Бомбовозы шли сомкнутым строем. В их прямом, тяжелом полете заключалось столько достоинства, что хотелось по-щенячьи опрокинуться на спину в знак покорности и восхищения. Но, прижимая тебя к земле, они были слишком серьезны, слишком заняты своим возвышенным, всепоглощающим делом, чтобы размениваться на мелочи и злорадствовать над тобой. Они, тараня воздух, двигались дальше, к цели, расположенной, Бог знает где, и по сравнению с которой Сережа — как он сразу понял это — был попросту не нужен. Даже вся эта площадь служила им в лучшем случае временным ориентиром.
Отец уже тормошил его за плечо:
— Куда ты глядишь, Сергей? Левее, левее! Видишь? Рукою машет, приветствует демонстрантов.
— Родной! Любимый! — стонала костистая дама, извиваясь в левую сторону. Казалось, у нее с губ вот-вот забрызжет пена, и Сереже стало неловко за свое равнодушие. К собственному стыду, он до сих пор не сумел отыскать в пятнистой кучке, шевелящейся на трибуне, того, чье гордое имя возбуждало всех, как вино.
Про него шушукались в публике. О нем чревовещали репродукторы. Его портреты разных размеров, очень похожие друг на друга, проплывали через площадь, словно парусные корабли. Демонстранты, проходя мимо, не смотрели себе под ноги, а кривились всем телом назад, чтобы еще раз обернуться к нему.
Но сам он, как это представлялось Сереже, странным образом отсутствовал. Все говорило, что он здесь, а его вроде и не было.
— Увидел, наконец? — допытывался Владимир Петрович. — Что ты — слепой, близорукий?
Сережа из последних сил вгляделся и к одному голубому пятну, стоявшему чуть в сторонке, добавил мысленно недостающее лицо.
— Теперь вижу.
И, набравшись храбрости, спросил:
— Он кивает, и улыбается, и машет рукой?
— Да, это — он, это — Хозяин, — подтвердил отец» («Фантастический мир Абрама Терца», сс. 243–245).
Это глубокое и сильное место: «Сокол ясноглазый! На своих соколят». А кто эти соколята? А соколята — это «новый класс», класс надсмотрщиков и рабовладельцев, класс жандармов и генералов, их жен и содержанок. Сталина нет, он миф, миф, созданный «новым классом». Его никто не видит, и все делают вид, что видят. Приписывают ему то, чего нет, но что он должен делать: смотреть, улыбаться, кивать.

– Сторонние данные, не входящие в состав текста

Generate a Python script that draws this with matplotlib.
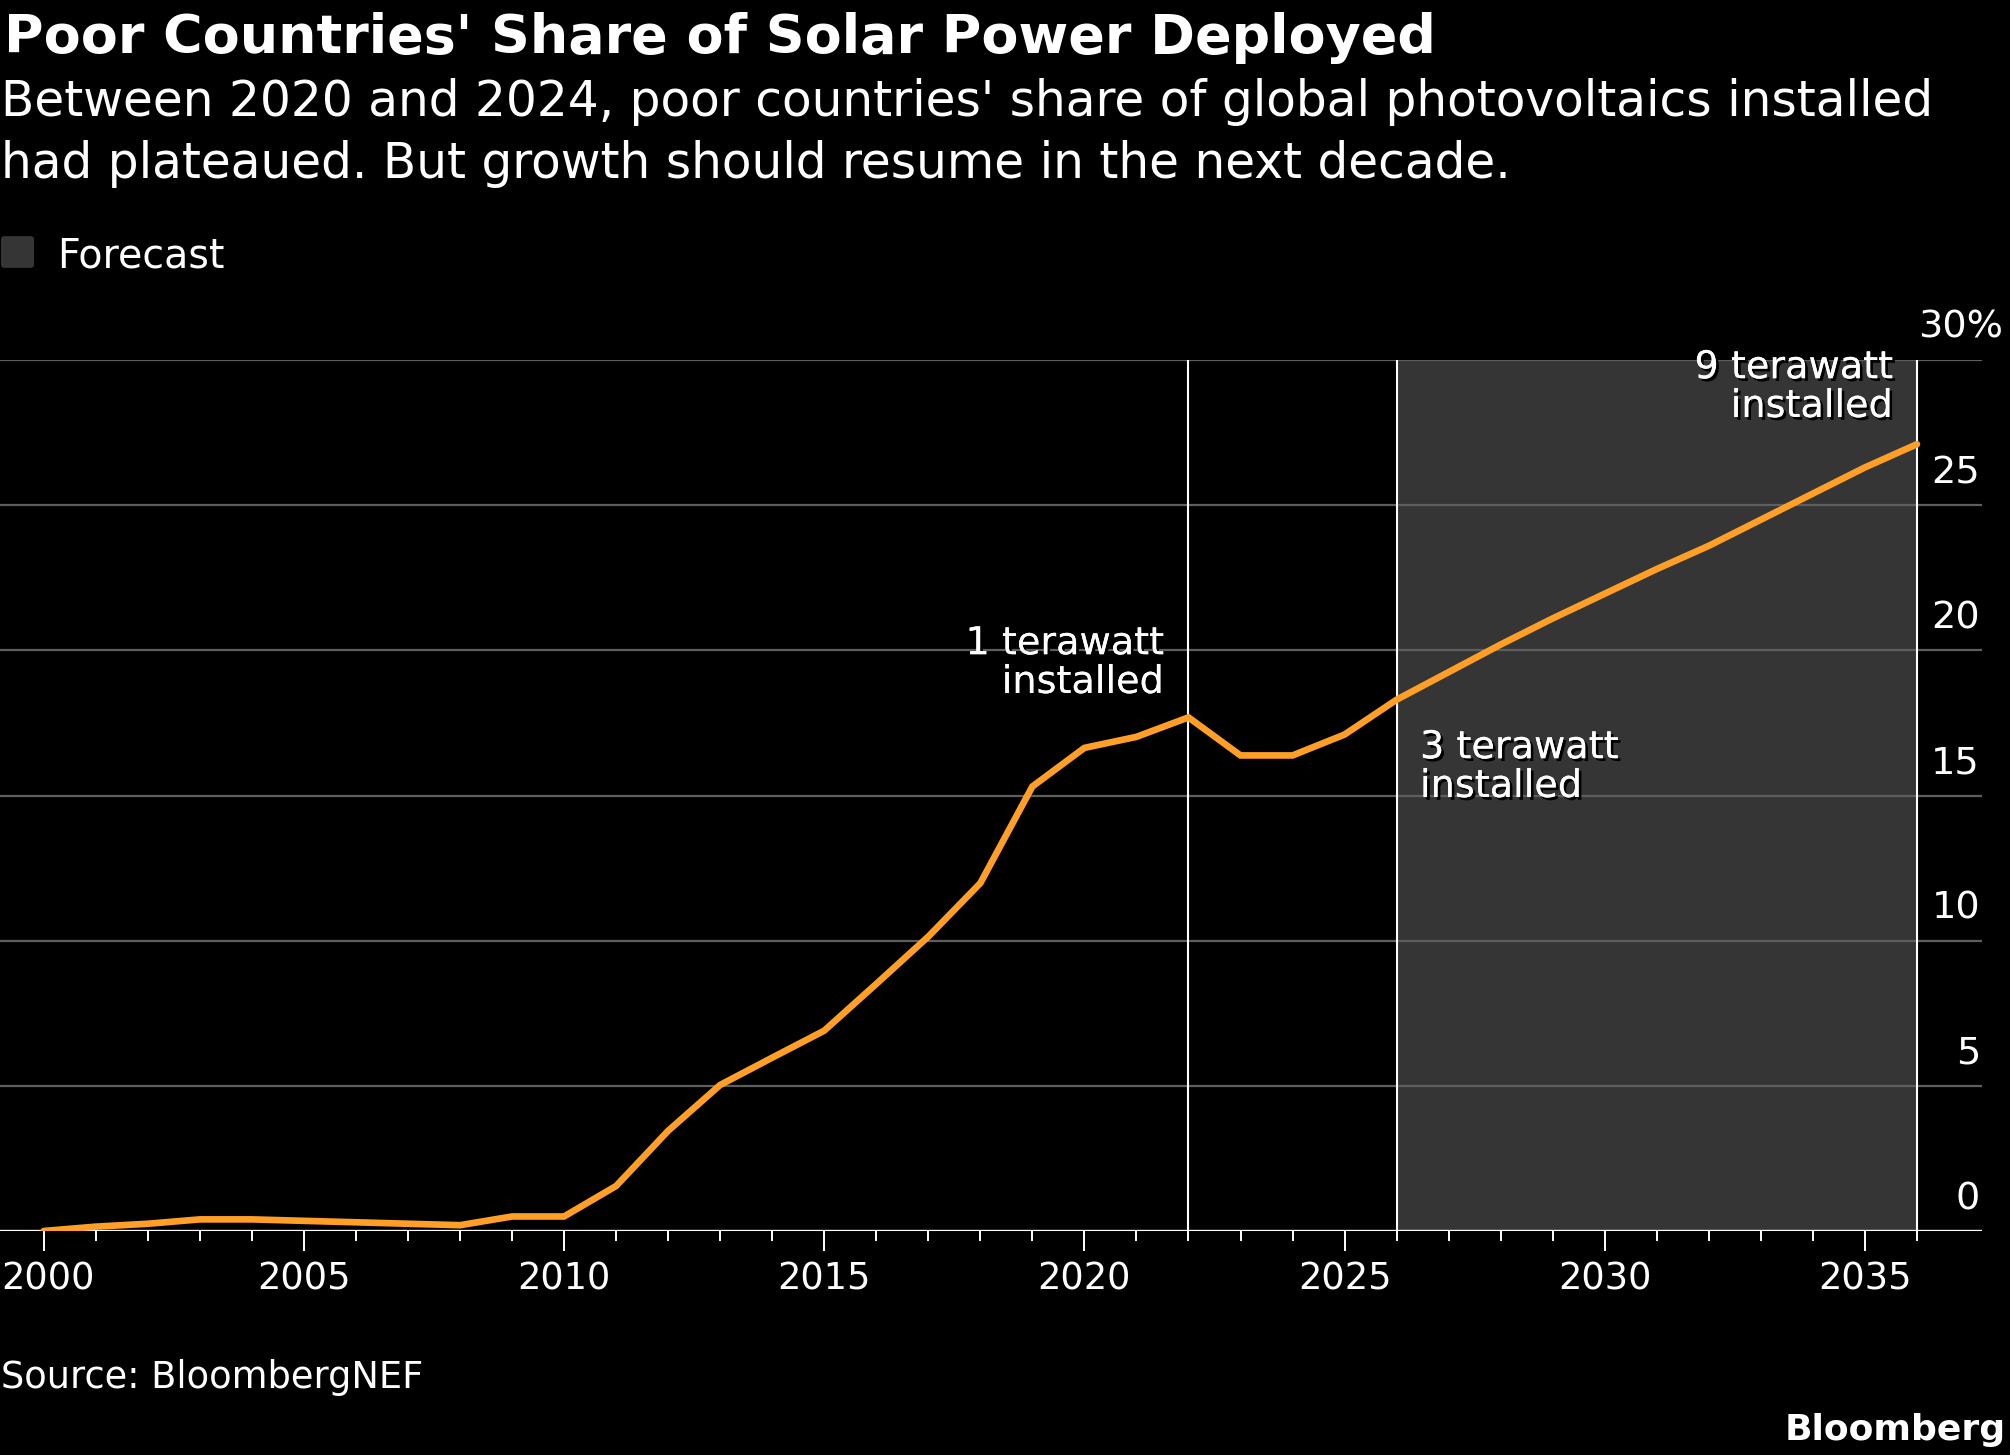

Интересно этот отрывок прочесть в свете современной ситуации. Теперь его уже действительно нет. Нигде нет, и даже в мавзолее. Но он есть — есть в виде другого — в виде маразматической посредственности, одряхлевшего сановника, который также смотрит на своих «соколят». Новому классу нужен фетиш, нужна легенда, чтобы одурачивать народ, состоящий из наивных простаков вроде Сережи. И если божества, фетиша нет, его надо выдумать. И его выдумывают.
Повесть называется «Суд идет». Но суда нет. Где же суд?
И он все-таки идет. Трое героев в конце повести попадают в лагерь: скептик Рабинович, идеалист Сережа, осторожный автор. Они осуждены на большие сроки. Но сидеть им осталось недолго. В 1956 году они все вернутся в Москву. Рабинович и автор — зрелые, сформировавшиеся люди, — они вернутся такими же. Сережа вернется другим. Он вырастет.
Лагерь откроет ему глаза на многое. И в нем суд. Он основатель СМОГа, он молодой социалист, он товарищ Леонида Плюща[5]
и Вашего покорнейшего слуги. В нем суд и возмездие и для его отца, прокурора, и для его бабки, старой коммунистки. Суд и возмездие. «Юность — это возмездие», — как говорил Ибсен. И как вслед за ним повторял Александр Блок.